■ WHAT IS NEEDED: Omit all pictures, then retype the data exactly as given.

■ SOURCE MATERIAL:
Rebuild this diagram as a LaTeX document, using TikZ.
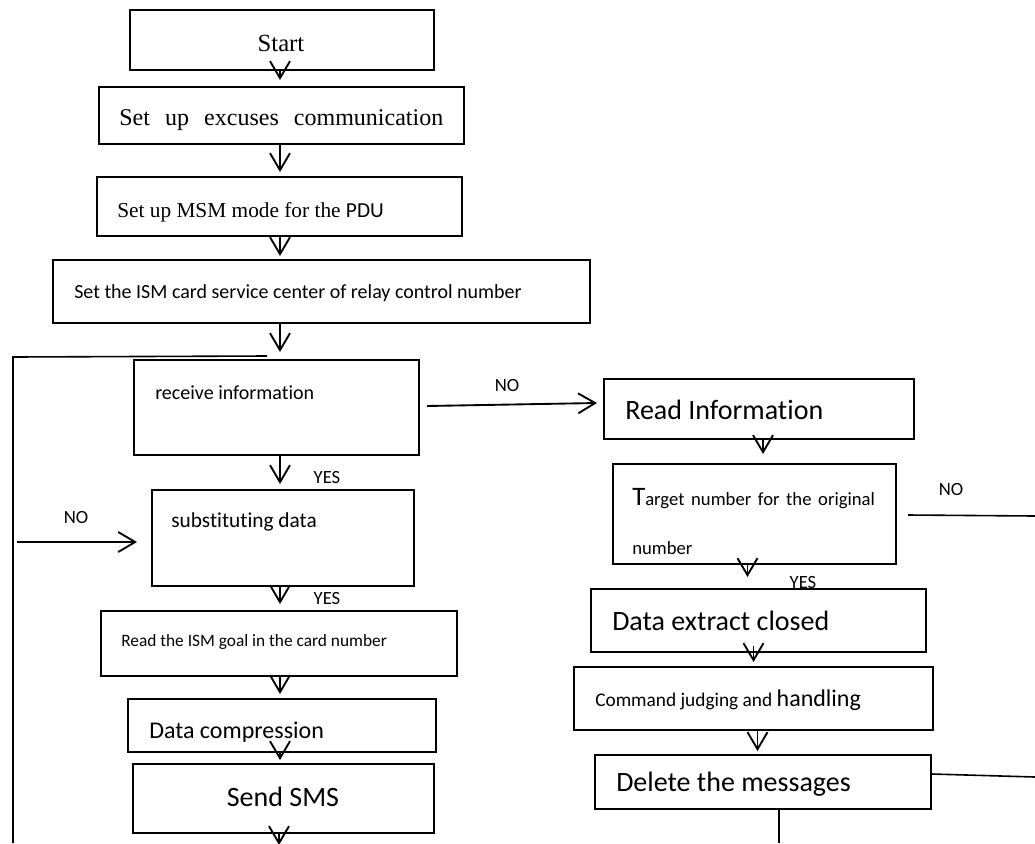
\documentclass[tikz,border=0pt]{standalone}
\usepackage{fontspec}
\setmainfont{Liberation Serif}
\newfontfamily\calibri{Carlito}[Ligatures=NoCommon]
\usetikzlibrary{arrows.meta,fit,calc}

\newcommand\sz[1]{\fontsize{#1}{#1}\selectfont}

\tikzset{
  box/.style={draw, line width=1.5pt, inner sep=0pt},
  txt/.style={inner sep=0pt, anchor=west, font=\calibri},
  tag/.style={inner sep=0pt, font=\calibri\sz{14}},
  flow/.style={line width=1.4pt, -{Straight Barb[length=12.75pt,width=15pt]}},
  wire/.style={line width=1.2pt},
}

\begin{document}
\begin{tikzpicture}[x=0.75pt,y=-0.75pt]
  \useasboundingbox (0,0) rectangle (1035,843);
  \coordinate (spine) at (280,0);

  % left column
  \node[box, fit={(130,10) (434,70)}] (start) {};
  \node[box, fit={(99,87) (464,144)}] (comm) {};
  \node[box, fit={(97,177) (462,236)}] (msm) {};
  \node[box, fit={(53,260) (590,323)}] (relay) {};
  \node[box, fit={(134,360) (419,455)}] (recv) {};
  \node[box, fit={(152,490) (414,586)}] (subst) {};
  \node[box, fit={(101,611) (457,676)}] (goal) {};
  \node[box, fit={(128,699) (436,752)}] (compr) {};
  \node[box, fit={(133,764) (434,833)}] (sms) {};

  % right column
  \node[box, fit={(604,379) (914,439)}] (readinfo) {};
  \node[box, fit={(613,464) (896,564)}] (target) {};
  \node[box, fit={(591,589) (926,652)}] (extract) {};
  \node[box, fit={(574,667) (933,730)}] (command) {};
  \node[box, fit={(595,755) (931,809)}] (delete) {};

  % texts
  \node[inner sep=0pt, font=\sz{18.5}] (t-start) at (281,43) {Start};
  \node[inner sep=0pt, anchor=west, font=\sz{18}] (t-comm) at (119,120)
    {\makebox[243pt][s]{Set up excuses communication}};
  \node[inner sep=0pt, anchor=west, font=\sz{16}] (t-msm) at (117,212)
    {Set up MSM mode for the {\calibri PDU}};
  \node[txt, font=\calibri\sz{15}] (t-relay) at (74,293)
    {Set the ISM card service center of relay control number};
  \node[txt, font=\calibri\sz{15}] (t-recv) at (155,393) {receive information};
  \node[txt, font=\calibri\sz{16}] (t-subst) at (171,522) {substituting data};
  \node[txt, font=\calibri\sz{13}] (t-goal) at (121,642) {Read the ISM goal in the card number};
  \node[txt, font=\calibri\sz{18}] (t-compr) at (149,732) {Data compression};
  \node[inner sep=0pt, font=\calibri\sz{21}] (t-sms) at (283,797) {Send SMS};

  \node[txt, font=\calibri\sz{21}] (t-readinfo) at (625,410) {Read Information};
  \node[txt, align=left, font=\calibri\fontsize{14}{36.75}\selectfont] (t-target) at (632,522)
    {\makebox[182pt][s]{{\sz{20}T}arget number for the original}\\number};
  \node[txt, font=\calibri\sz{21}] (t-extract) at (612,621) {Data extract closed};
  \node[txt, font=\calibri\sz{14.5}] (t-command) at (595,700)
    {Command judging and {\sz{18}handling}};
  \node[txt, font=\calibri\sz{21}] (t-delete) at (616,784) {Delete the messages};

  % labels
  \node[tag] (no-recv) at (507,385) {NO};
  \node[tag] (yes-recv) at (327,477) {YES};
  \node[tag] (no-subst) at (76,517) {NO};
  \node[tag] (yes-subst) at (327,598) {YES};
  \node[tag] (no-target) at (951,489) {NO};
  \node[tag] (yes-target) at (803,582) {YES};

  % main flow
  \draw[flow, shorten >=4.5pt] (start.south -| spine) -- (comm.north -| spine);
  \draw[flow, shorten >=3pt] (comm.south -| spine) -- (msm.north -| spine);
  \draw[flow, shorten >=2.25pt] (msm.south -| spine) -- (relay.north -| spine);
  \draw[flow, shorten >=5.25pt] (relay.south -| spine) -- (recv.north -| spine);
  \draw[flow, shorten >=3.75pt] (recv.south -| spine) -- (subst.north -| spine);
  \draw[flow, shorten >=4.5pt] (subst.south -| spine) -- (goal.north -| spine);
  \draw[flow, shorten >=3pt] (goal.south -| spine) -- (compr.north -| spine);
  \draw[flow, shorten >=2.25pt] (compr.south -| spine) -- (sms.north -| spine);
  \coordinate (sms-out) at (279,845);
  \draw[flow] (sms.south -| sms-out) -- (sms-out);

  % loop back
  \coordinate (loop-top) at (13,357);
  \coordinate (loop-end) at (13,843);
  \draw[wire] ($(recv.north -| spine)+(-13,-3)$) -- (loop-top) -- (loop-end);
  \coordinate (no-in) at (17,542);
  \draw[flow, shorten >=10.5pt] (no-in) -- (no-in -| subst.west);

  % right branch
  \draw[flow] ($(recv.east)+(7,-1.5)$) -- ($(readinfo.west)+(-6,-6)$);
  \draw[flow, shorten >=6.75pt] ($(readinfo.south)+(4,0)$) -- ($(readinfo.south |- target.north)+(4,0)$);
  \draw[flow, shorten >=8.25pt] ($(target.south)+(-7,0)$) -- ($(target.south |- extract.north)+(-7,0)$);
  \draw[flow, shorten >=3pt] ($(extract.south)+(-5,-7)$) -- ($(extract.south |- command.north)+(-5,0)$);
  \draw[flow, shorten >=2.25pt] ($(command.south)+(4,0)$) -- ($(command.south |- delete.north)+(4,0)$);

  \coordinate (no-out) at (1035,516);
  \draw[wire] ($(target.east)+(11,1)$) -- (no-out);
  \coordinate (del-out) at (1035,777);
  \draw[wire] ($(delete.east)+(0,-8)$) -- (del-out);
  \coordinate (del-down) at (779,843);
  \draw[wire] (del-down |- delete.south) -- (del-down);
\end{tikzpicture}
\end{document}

■ WRITTEN RESPONSE:
Rebuild this diagram as a LaTeX document, using TikZ.
\documentclass[tikz,border=0pt]{standalone}
\usepackage{fontspec}
\setmainfont{Liberation Serif}
\newfontfamily\calibri{Carlito}[Ligatures=NoCommon]
\usetikzlibrary{arrows.meta,fit,calc}

\newcommand\sz[1]{\fontsize{#1}{#1}\selectfont}

\tikzset{
  box/.style={draw, line width=1.5pt, inner sep=0pt},
  txt/.style={inner sep=0pt, anchor=west, font=\calibri},
  tag/.style={inner sep=0pt, font=\calibri\sz{14}},
  flow/.style={line width=1.4pt, -{Straight Barb[length=12.75pt,width=15pt]}},
  wire/.style={line width=1.2pt},
}

\begin{document}
\begin{tikzpicture}[x=0.75pt,y=-0.75pt]
  \useasboundingbox (0,0) rectangle (1035,843);
  \coordinate (spine) at (280,0);

  % left column
  \node[box, fit={(130,10) (434,70)}] (start) {};
  \node[box, fit={(99,87) (464,144)}] (comm) {};
  \node[box, fit={(97,177) (462,236)}] (msm) {};
  \node[box, fit={(53,260) (590,323)}] (relay) {};
  \node[box, fit={(134,360) (419,455)}] (recv) {};
  \node[box, fit={(152,490) (414,586)}] (subst) {};
  \node[box, fit={(101,611) (457,676)}] (goal) {};
  \node[box, fit={(128,699) (436,752)}] (compr) {};
  \node[box, fit={(133,764) (434,833)}] (sms) {};

  % right column
  \node[box, fit={(604,379) (914,439)}] (readinfo) {};
  \node[box, fit={(613,464) (896,564)}] (target) {};
  \node[box, fit={(591,589) (926,652)}] (extract) {};
  \node[box, fit={(574,667) (933,730)}] (command) {};
  \node[box, fit={(595,755) (931,809)}] (delete) {};

  % texts
  \node[inner sep=0pt, font=\sz{18.5}] (t-start) at (281,43) {Start};
  \node[inner sep=0pt, anchor=west, font=\sz{18}] (t-comm) at (119,120)
    {\makebox[243pt][s]{Set up excuses communication}};
  \node[inner sep=0pt, anchor=west, font=\sz{16}] (t-msm) at (117,212)
    {Set up MSM mode for the {\calibri PDU}};
  \node[txt, font=\calibri\sz{15}] (t-relay) at (74,293)
    {Set the ISM card service center of relay control number};
  \node[txt, font=\calibri\sz{15}] (t-recv) at (155,393) {receive information};
  \node[txt, font=\calibri\sz{16}] (t-subst) at (171,522) {substituting data};
  \node[txt, font=\calibri\sz{13}] (t-goal) at (121,642) {Read the ISM goal in the card number};
  \node[txt, font=\calibri\sz{18}] (t-compr) at (149,732) {Data compression};
  \node[inner sep=0pt, font=\calibri\sz{21}] (t-sms) at (283,797) {Send SMS};

  \node[txt, font=\calibri\sz{21}] (t-readinfo) at (625,410) {Read Information};
  \node[txt, align=left, font=\calibri\fontsize{14}{36.75}\selectfont] (t-target) at (632,522)
    {\makebox[182pt][s]{{\sz{20}T}arget number for the original}\\number};
  \node[txt, font=\calibri\sz{21}] (t-extract) at (612,621) {Data extract closed};
  \node[txt, font=\calibri\sz{14.5}] (t-command) at (595,700)
    {Command judging and {\sz{18}handling}};
  \node[txt, font=\calibri\sz{21}] (t-delete) at (616,784) {Delete the messages};

  % labels
  \node[tag] (no-recv) at (507,385) {NO};
  \node[tag] (yes-recv) at (327,477) {YES};
  \node[tag] (no-subst) at (76,517) {NO};
  \node[tag] (yes-subst) at (327,598) {YES};
  \node[tag] (no-target) at (951,489) {NO};
  \node[tag] (yes-target) at (803,582) {YES};

  % main flow
  \draw[flow, shorten >=4.5pt] (start.south -| spine) -- (comm.north -| spine);
  \draw[flow, shorten >=3pt] (comm.south -| spine) -- (msm.north -| spine);
  \draw[flow, shorten >=2.25pt] (msm.south -| spine) -- (relay.north -| spine);
  \draw[flow, shorten >=5.25pt] (relay.south -| spine) -- (recv.north -| spine);
  \draw[flow, shorten >=3.75pt] (recv.south -| spine) -- (subst.north -| spine);
  \draw[flow, shorten >=4.5pt] (subst.south -| spine) -- (goal.north -| spine);
  \draw[flow, shorten >=3pt] (goal.south -| spine) -- (compr.north -| spine);
  \draw[flow, shorten >=2.25pt] (compr.south -| spine) -- (sms.north -| spine);
  \coordinate (sms-out) at (279,845);
  \draw[flow] (sms.south -| sms-out) -- (sms-out);

  % loop back
  \coordinate (loop-top) at (13,357);
  \coordinate (loop-end) at (13,843);
  \draw[wire] ($(recv.north -| spine)+(-13,-3)$) -- (loop-top) -- (loop-end);
  \coordinate (no-in) at (17,542);
  \draw[flow, shorten >=10.5pt] (no-in) -- (no-in -| subst.west);

  % right branch
  \draw[flow] ($(recv.east)+(7,-1.5)$) -- ($(readinfo.west)+(-6,-6)$);
  \draw[flow, shorten >=6.75pt] ($(readinfo.south)+(4,0)$) -- ($(readinfo.south |- target.north)+(4,0)$);
  \draw[flow, shorten >=8.25pt] ($(target.south)+(-7,0)$) -- ($(target.south |- extract.north)+(-7,0)$);
  \draw[flow, shorten >=3pt] ($(extract.south)+(-5,-7)$) -- ($(extract.south |- command.north)+(-5,0)$);
  \draw[flow, shorten >=2.25pt] ($(command.south)+(4,0)$) -- ($(command.south |- delete.north)+(4,0)$);

  \coordinate (no-out) at (1035,516);
  \draw[wire] ($(target.east)+(11,1)$) -- (no-out);
  \coordinate (del-out) at (1035,777);
  \draw[wire] ($(delete.east)+(0,-8)$) -- (del-out);
  \coordinate (del-down) at (779,843);
  \draw[wire] (del-down |- delete.south) -- (del-down);
\end{tikzpicture}
\end{document}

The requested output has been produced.